Pioneer life in the Benton Co. WA area
Dogs No Mark of Wealth/Pioneers Talked of Hans Smid
By BURTON 0. LUM
Tri-City Herald, Sunday, 3 December 1961
An old saying of the early pioneers was “the poorer the pioneer, the more dogs he possessed.” This was quite true — it seemed the least there was to protect the more protection it took. In the Tri-City area dogs were seldom harnessed worked. Horses were too plentiful and could live on grass. Dogs were kept to notify the pioneers of approaching people, animals, storms and unusual events. His primary duty was to guard his master’s holdings and notify him by barking when trespassers or strangers approached. He was always faithful to his master. He even licked his hand no matter how unjustly it had chastised him.
One of the most famous, and well known and liked dogs of the pioneer Tri-City region was Captain W.B. Gray’s large Newfoundland dog which was sent to him by a sea captain from Newfoundland. This huge, black dog with white-collar markings lived with Captain Gray and his family for many years. He would never cross the Columbia on board of either the Frederick K. Billings or “Richard M. Nixon” which ferried the N.P. trains across the Columbia between Pasco and Kennewick prior to the construction of the N.P. Railroad bridge. This dog always swam the Columbia, even when the ice was running. He twice saved children, who had fallen overboard, from drowning.
This huge dog had a very illustrious son who resembled him in color and markings, but was much smaller in size. His name was Ceasar; and his mother’s name was Jody—Captain Charles E. Lum’s hunting dog. Caesar saved several pioneer children from drowning and many more from rattlesnake bites. He would tease the snake, forcing it to coil strike and quick as a flash before it could recoil, Caesar’s teeth had broken its neck. Once or twice he was bitten in the engagement and would soak his swollen mouth in the river mud until the swelling went down. The bites were never fatal.

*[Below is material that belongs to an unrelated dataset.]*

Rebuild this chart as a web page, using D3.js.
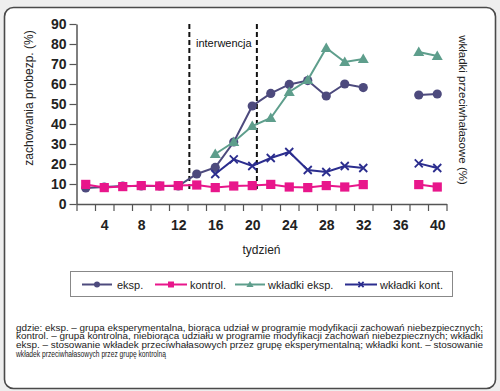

A favorite story of the pioneers, concerning Hans Smid and his dog Schneider was as follows: Hans had had a very busy day. He had gotten up early, fed the horses, swilled the pigs, fed the chickens and milked the cows. After breakfast he tried to get some plowing done on the south forty in the cool of the morning. Schneider, his dog, followed him to the furrows to catch field mice, until it got warm, then Schneider went to the shade of a tree and took a nap.
Hans finished his plowing and then hitched up his driving team to the light hack and drove to town to do some shopping for his wife, Catrina. This done, he returned home, put up the team and his evening chores. He ate supper with Catrina and while she did the evening dishes he lighted his pipe and went to the living room and sat down in his rocking chair before the fire to enjoy a smoke. His old dog Schneider was stretched out on the floor in front of the fire, sound asleep. Hans took his thumb. Pressed down on the filling of his pipe and drew hard on its stem, got comfortable in his chair and talked to Schneider who was asleep.
“Schneider, dey talk of a tog’s life; but I don’t tink it’s’ so bad. You follow me while I plow and when it gets hot you schleep in the shade. I go me to town and shop for Catnina—you schleep ~ I come home and have to hear Catrina yaw me about the calico I forgot—you schleep some more; and Schneider, when you die, youst die When I die Schneider, I have to go me to [bed yet?]